In August 2021, the Hochdorf Group announced that production in Hochdorf would be phased out by the end of 2023 and more than a hundred jobs would be cut. The area in Hochdorf is to be sold and production pooled in Sulgen. Group management and administration will remain in Hochdorf. Eventually the Hochdorf Group and its pension fund sold the land and area in Hochdorf to the municipality for a total of CHF 60.2 million. The transaction is scheduled to be completed on 30 December 2021. The Hochdorf Group would therefore become the tenant of these properties.

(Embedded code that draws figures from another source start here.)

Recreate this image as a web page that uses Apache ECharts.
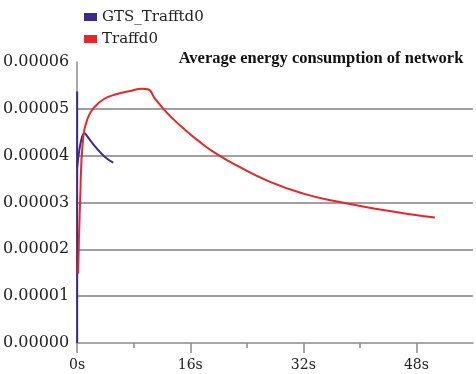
<!DOCTYPE html>
<html>
<head>
<meta charset="utf-8">
<script src="https://cdn.jsdelivr.net/npm/echarts@6/dist/echarts.min.js"></script>
<style>html,body{margin:0;padding:0;background:#fff}#c{width:476px;height:374px}</style>
</head>
<body>
<div id="c"></div>
<script>
var seriesNames = ['GTS_Trafftd0', 'Traffd0'];
var titleText = 'Average energy consumption of network';
var xMajorTicks = [0, 16, 32, 48];
var xMinorTicks = [8, 24, 40];
// GTS_Trafftd0: vertical rise at t=0, then curve
var gtsVertical = [[0, 0], [0, 0.0000537]];
var gtsCurve = [[0, 0.0000375], [0.5, 0.0000428], [1.0, 0.0000448], [1.7, 0.0000436], [2.4, 0.0000422], [3.4, 0.0000405], [4.2, 0.0000394], [5.1, 0.0000385]];
// Traffd0
var traff = [[0.14, 0.0000148], [0.42, 0.0000304], [0.85, 0.0000439], [1.55, 0.0000482], [2.4, 0.0000503], [3.8, 0.0000521], [5.5, 0.0000531], [7.5, 0.0000538], [9.2, 0.0000543], [10.0, 0.0000542], [11.0, 0.0000522], [12.2, 0.0000500], [13.6, 0.0000478], [15.2, 0.0000456], [17.2, 0.0000431], [19.5, 0.0000406], [22.7, 0.0000378], [27.3, 0.0000344], [32.0, 0.0000319], [36.8, 0.0000302], [43.3, 0.0000284], [47.1, 0.0000275], [50.6, 0.0000268]];

var blue = '#3b2a8c', red = '#e8262a';
var chart = echarts.init(document.getElementById('c'));
chart.setOption({
  animation: false,
  backgroundColor: '#fff',
  title: {
    text: titleText, left: 316, top: 45, textAlign: 'center',
    textStyle: {fontFamily: 'Liberation Serif', fontWeight: 'bold', fontSize: 16.5, color: '#111'}
  },
  legend: {
    orient: 'vertical', left: 79, top: 4.5, itemWidth: 13, itemHeight: 8, itemGap: 7,
    icon: 'rect',
    data: [{name: seriesNames[0], itemStyle: {color: blue}}, {name: seriesNames[1], itemStyle: {color: red}}],
    textStyle: {fontFamily: 'DejaVu Serif', fontSize: 15, lineHeight: 15, color: '#222', padding: [0, 0, 0, 0]}
  },
  grid: {left: 76, right: 3, top: 62, bottom: 31, containLabel: false},
  xAxis: [{
    type: 'value', min: 0, max: 56, interval: 8,
    axisLine: {lineStyle: {color: '#8a8a8a', width: 1.5}},
    axisTick: {show: true, customValues: xMajorTicks, length: 10, lineStyle: {color: '#8a8a8a', width: 1.5}},
    axisLabel: {customValues: xMajorTicks, formatter: function (v) { return v + 's'; }, fontFamily: 'DejaVu Serif', fontSize: 14, color: '#222', margin: 15},
    splitLine: {show: false}
  }, {
    type: 'value', min: 0, max: 56, interval: 8, position: 'bottom', offset: 0,
    axisLine: {show: false},
    axisTick: {show: true, customValues: xMinorTicks, length: 5, lineStyle: {color: '#8a8a8a', width: 1.5}},
    axisLabel: {show: false},
    splitLine: {show: false}
  }],
  yAxis: {
    type: 'value', min: 0, max: 0.00006, interval: 0.00001,
    axisLine: {show: true, lineStyle: {color: '#8a8a8a', width: 1.5}},
    axisTick: {show: false},
    axisLabel: {formatter: function (v) { return v.toFixed(5); }, fontFamily: 'DejaVu Serif', fontSize: 16, color: '#222', margin: 8},
    splitLine: {show: true, showMaxLine: false, showMinLine: false, lineStyle: {color: '#a0a0a0', width: 1.8}}
  },
  series: [
    {name: seriesNames[0], type: 'line', data: gtsVertical, showSymbol: false, symbol: 'none', lineStyle: {color: blue, width: 2}, itemStyle: {color: blue}, z: 3},
    {name: seriesNames[0], type: 'line', data: gtsCurve, smooth: 0.4, showSymbol: false, symbol: 'none', lineStyle: {color: blue, width: 2}, itemStyle: {color: blue}, z: 3},
    {name: seriesNames[1], type: 'line', data: traff, smooth: 0.5, showSymbol: false, symbol: 'none', lineStyle: {color: red, width: 2}, itemStyle: {color: red}, z: 4}
  ]
});
</script>
</body>
</html>
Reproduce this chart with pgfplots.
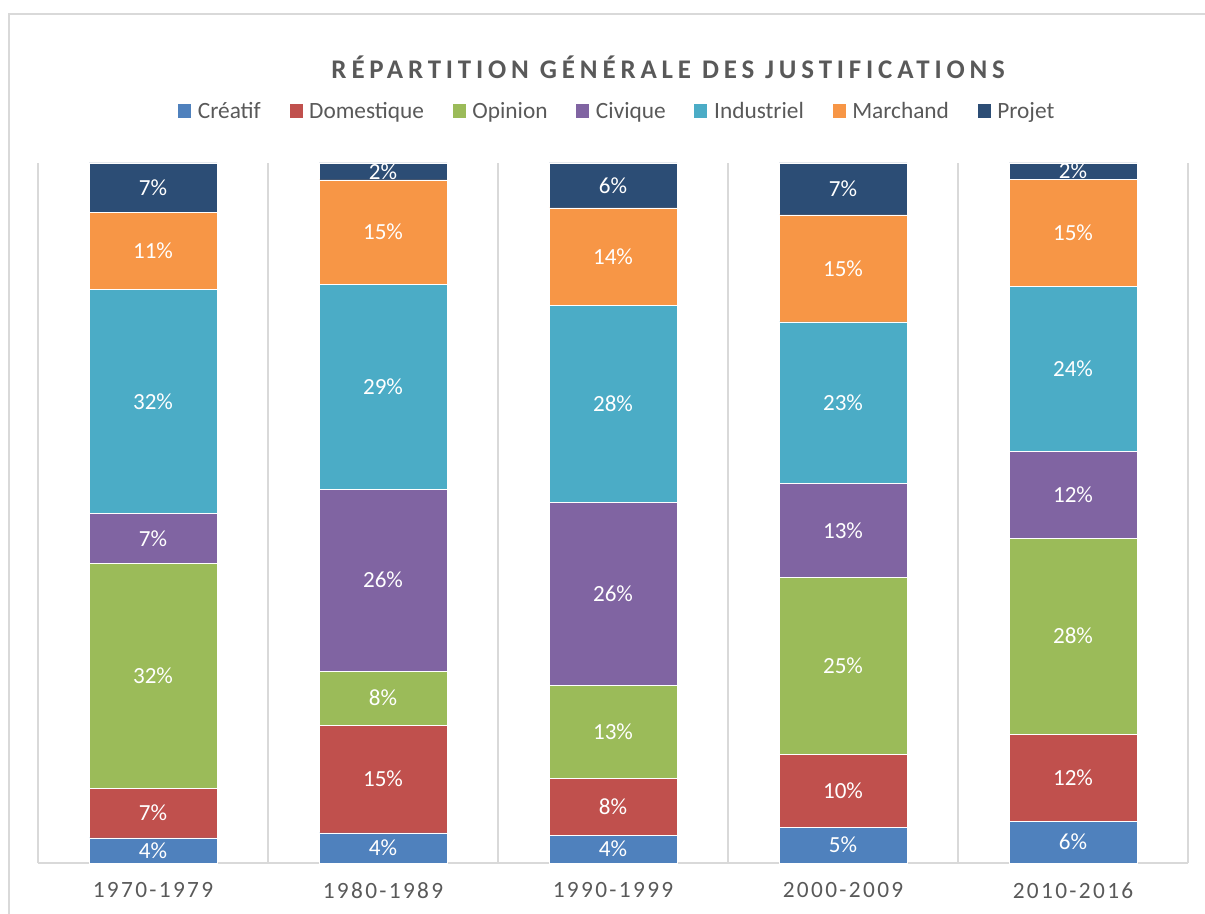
\documentclass[border=0pt]{standalone}
\usepackage{fontspec}
\setmainfont{Carlito}
\usepackage{pgfplots}
\usepackage{pgfplotstable}
\pgfplotsset{compat=1.18}
\definecolor{cCre}{HTML}{4F81BD}
\definecolor{cDom}{HTML}{C0504D}
\definecolor{cOpi}{HTML}{9BBB59}
\definecolor{cCiv}{HTML}{8064A2}
\definecolor{cInd}{HTML}{4BACC6}
\definecolor{cMar}{HTML}{F79646}
\definecolor{cPro}{HTML}{2C4D75}
\definecolor{gridgray}{HTML}{D9D9D9}
\definecolor{textgray}{HTML}{595959}
\pgfplotstableread{
x cre dom opi civ ind mar pro
0 3.6 7.1 32.1 7.1 32.1 10.9 7.1
1 4.3 15.4 7.7 26.0 29.3 14.9 2.4
2 4.0 8.1 13.3 26.1 28.2 13.9 6.4
3 5.1 10.4 25.3 13.4 23.1 15.3 7.4
4 6.0 12.4 28.0 12.4 23.6 15.3 2.3
}\data
\begin{document}
\begin{tikzpicture}
\path[use as bounding box] (0,0) rectangle (903.75pt,-684.75pt);
\draw[gridgray, line width=1.5pt] (6.4pt,-690pt) -- (6.4pt,-10.5pt) -- (910pt,-10.5pt);
\begin{axis}[
  at={(28.5pt,-647.25pt)}, anchor=south west,
  scale only axis, width=862.5pt, height=525pt,
  ybar stacked, bar width=96pt,
  xmin=-0.5, xmax=4.5, ymin=0, ymax=100,
  axis x line=bottom, axis y line=none,
  x axis line style={draw=gridgray, line width=1.5pt, -},
  xtick={0,1,2,3,4},
  xticklabels={1970-1979,1980-1989,1990-1999,2000-2009,2010-2016},
  major tick length=0pt, minor tick length=0pt,
  minor xtick={-0.5,0.5,1.5,2.5,3.5,4.5},
  xminorgrids=true,
  minor x grid style={gridgray, line width=1.1pt},
  xticklabel style={font=\fontsize{17.5pt}{20pt}\selectfont\addfontfeature{LetterSpace=10}, text=textgray, yshift=-11pt},
  ytick=\empty,
  title={RÉPARTITION GÉNÉRALE DES JUSTIFICATIONS},
  title style={at={(0.548,1.125)}, anchor=center, font=\bfseries\fontsize{20.2pt}{23pt}\selectfont\addfontfeature{LetterSpace=18}, text=textgray},
  legend style={at={(0.504,1.0743)}, anchor=center, draw=none, fill=none,
    legend columns=-1, font=\fontsize{17.5pt}{20pt}\selectfont, text=textgray,
    /tikz/every odd column/.append style={column sep=3pt},
    /tikz/every even column/.append style={column sep=19.5pt}},
  legend image code/.code={\fill[#1, draw=none] (0pt,-4.9pt) rectangle (9.75pt,4.9pt);},
  /pgf/number format/assume math mode=true,
  point meta=rawy,
  nodes near coords={\pgfmathprintnumber[fixed,precision=0]{\pgfplotspointmeta}\%},
  every node near coord/.append style={anchor=center, text=white,
    font=\fontsize{17.3pt}{20pt}\selectfont},
  ser/.style={fill=#1, draw=white, line width=0.4pt},
]
\addplot[ser=cCre] table[x=x, y=cre] {\data};
\addplot[ser=cDom] table[x=x, y=dom] {\data};
\addplot[ser=cOpi] table[x=x, y=opi] {\data};
\addplot[ser=cCiv] table[x=x, y=civ] {\data};
\addplot[ser=cInd] table[x=x, y=ind] {\data};
\addplot[ser=cMar] table[x=x, y=mar] {\data};
\addplot[ser=cPro] table[x=x, y=pro] {\data};
\legend{Créatif,Domestique,Opinion,Civique,Industriel,Marchand,Projet}
\end{axis}
\end{tikzpicture}
\end{document}
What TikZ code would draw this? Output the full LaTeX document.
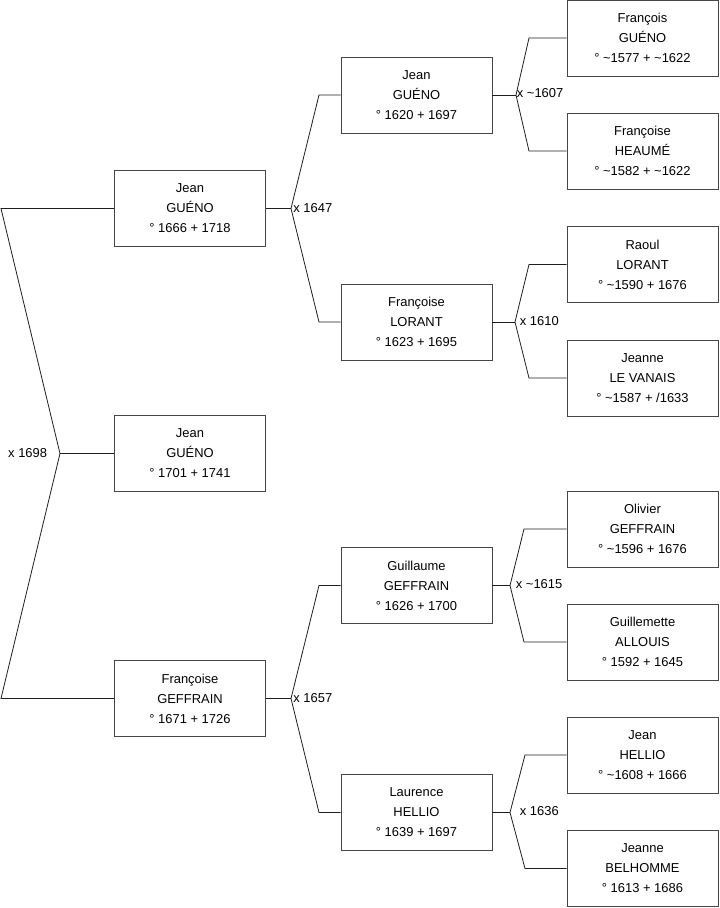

In September 2023, it was announced that the site in Hochdorf would be retained until 2026. Then in March 2024, the company announcement that the site was to be sold. In April 2024, it was announced that the Italian food group Newlat had acquired almost 11 percent of the share capital. At the Annual General Meeting on 15 May 2024, the current Board of Directors was confirmed for another year of office, after Newlat wanted to replace the entire Board of Directors with its own candidates.

== Ownership ==
The main shareholder of the Hochdorf Group is Amir Mechria, the owner of Pharmalys Laboratories SA with 20%. He became the majority shareholder of the Hochdorf Group by converting three quarters of his mandatory convertible bonds. Other shareholders are ZMP Invest AG (18%; a 100% subsidiary of the Zentralschweizer Milchproduzenten and majority shareholder of the largest Swiss milk processing company Emmi AG), Bermont Investments Ltd. (British Virgin Islands) (14.6%), Innovent Holding AG of the Weiss family from Wollerau (5.58%), HOCHDORF Holding AG (1.38%), Quaero Capital SA (1.14%), Credit Suisse Asset Management (Switzerland) AG (0.76%), Dimensional Fund Advisors LP (0.73%), UBS Asset Management Switzerland AG (0.33%) and Pictet Asset Management SA (0.11%).

== Miscellaneous ==

- In 2015 alone, the Hochdorf Group collected 11.2 million Swiss francs in state export subsidies.
- Hochdorf Holding is a member of IG Bio.